The story happens in the politically fateful year of 1957 when Mao launches his anti-rightist movement that causes many great suffering. Di's lover is also implicated. Such an eventful turn of fortune can be a ready drama to be played out with great effects, but instead, we only hear the village mayor saying: "these things are city folk's affair that we won't be able to understand". And of course, the poor Di has to wait a few more years before finally unites her lover.
It should be no surprise that the unfailing Zhang Yimou is again at his mastery, turning a simple and almost cliché story into such a deeply touching and moving film. What is surprising is the great performance by Zhang Ziyi, considering the fact that this is her film debut. Of course, Yimou's camera and directorship helps, lucky Ziyi.
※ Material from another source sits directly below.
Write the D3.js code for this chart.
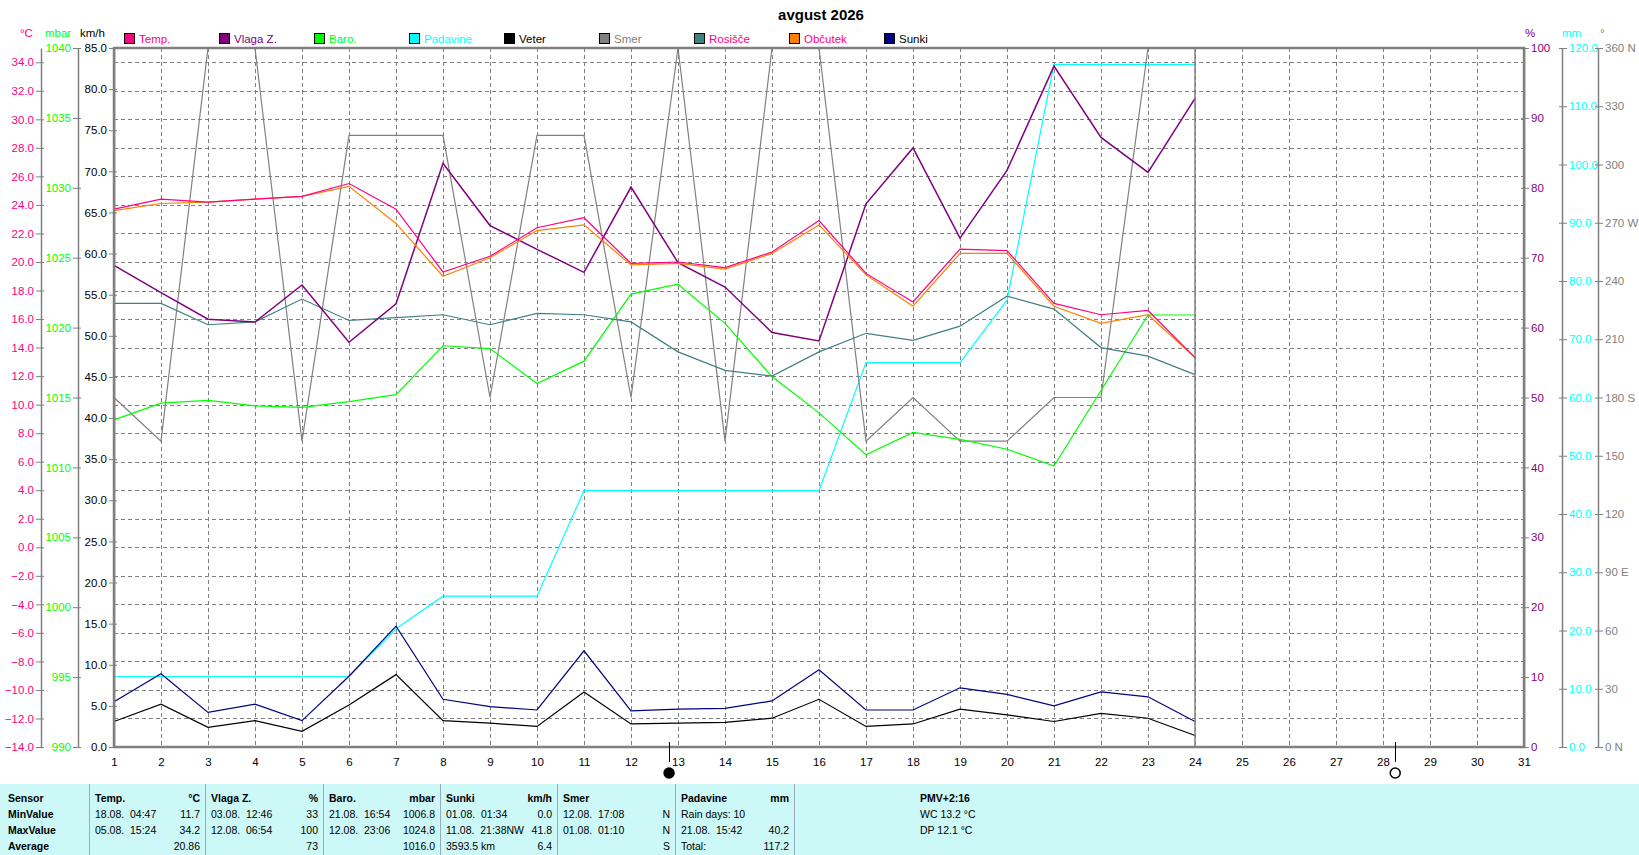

Sadly though, this film, like many other of Zhang Yimou's, is not well received in China. The quietness, the lack of dialog, the meticulous nuance in subtlety and the full blown saturation of colors seem to have counter effect with many Chinese audience. There has been consistent complaint by audience in China that Zhang's films are made catering to foreigners' taste and curiosity. It doesn't help either that Zhang's films are always popular oversea, while many excellent domestic films by Chinese taste get no foreign recognition.